I think you should give
I think you should give youself some credits here where credit is due. Your step son likes you, that proves right there you have been a darn good step mother. You should congratulate yourself for a job well done.
That been said, The tricky part of being in love is that it can encourage you to be yourself but ups the ante that you might make someone whom you really want to stay change their mind and leave if you show the real you. You want your beloved to be happy now and forever, and the only way to do that is to be who you really are.
It's almost impossible to sustain an illusion over time, and because you are now truly in love, you wouldn't want to hurt your beloved by living a lie. But you also need to be a bit careful of what you confess. Remember that between honesty and duplicity is silence. If you're old enough to be in love, you're old enough to understand the occasional use of silence.
I couldn't stand the sight of my step daughter when I first married DH. There were a lot of resentment issues on my part, (possibly jealousy too) I felt I have sacrified a lot of my first, my happiness, for him and his child.
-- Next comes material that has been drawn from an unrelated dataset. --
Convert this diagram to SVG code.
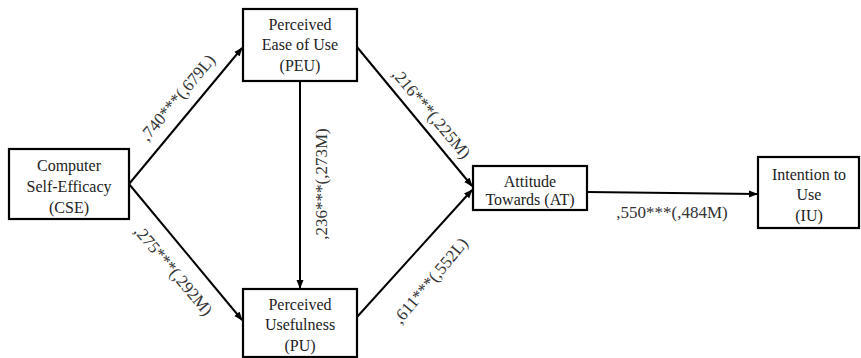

But later on, I realized that my relationship with DH has nothing to do with his child, his mother or his family. I love him and he loves me. My relationship with my step daughter is a brand new relationship, it has nothing to do with her bio mother either. I started getting to know my step daughter. She is witty, very caring, a little helper at times, and she has a beautiful smile that is very unique. I get to know her as an individual.
Try not to think of this boy as his bio mother. He couldn't have the same exact personality as somebody you choose to hate. Try to get to know him as an individual. You will hopefully soon find out he has something very unique, individual, and nice about him.
Good luck to you!
^^^^^^^ Like like like!!!
^^^^^^^
Like like like!!!
This sounds alot like the
This sounds alot like the first few years of my relationship. SD loved me and clung onto me like I was her best friend. However, I disliked just about everything about her, especially her clinginess and acting like a baby all the time, and major attention-seeking behaviour, etc. It frustrated me that I disliked her so much since, like you, my displeasure was very evident (to SO only) and bothered my SO to see that, especially since SD seemed to like and respect me so much. But I NEVER let SD know my feelings and did my best to be kind, caring, and let her have plenty of daddy time without interfering.....
HOWEVER...
7-8 years into my relationship I found out she had been painting me as a MONSTER to her mom. Saying I was threatening her, stealing all her time away from her dad and making up all kinds of other lies. Her mom knew all along she was full of it, so she didn't say anything to us until SD came home saying we didn't want her in our wedding (total fabrication based on a snippet of a conversation SD overheard that actually had nothing to do with her or our wedding). Then BM revealed that SD had started acting out more since SO and I had gotten engaged. After that the curse was broken and SO started to see SD for who she really is, and as a result, thinks I was always justified in my dislike of her and as long as I can maintain a pleasant exterior, he couldn't care less if I actually like her or not since she treated me so badly (behind my back) for so long. I can't say that I totally disengaged but I definitely stopped doing as much stuff with SD. Just knowing that my now DH has seen SD's true colours has made life so much easier and I don't have to feel guilty about my feelings because it turns out my instincts were right all along....
My point is, if your gut tells you you don't like SS or he gives you bad vibes, it's probably for a reason. Even if he's little that doesn't mean he won't grow up to betray you....Your best bet is to catch him in the act or wait until he inevitably reveals his true self to your SO. Chances are you'll feel validated and SO won't bother you for the invisible tension you're creating.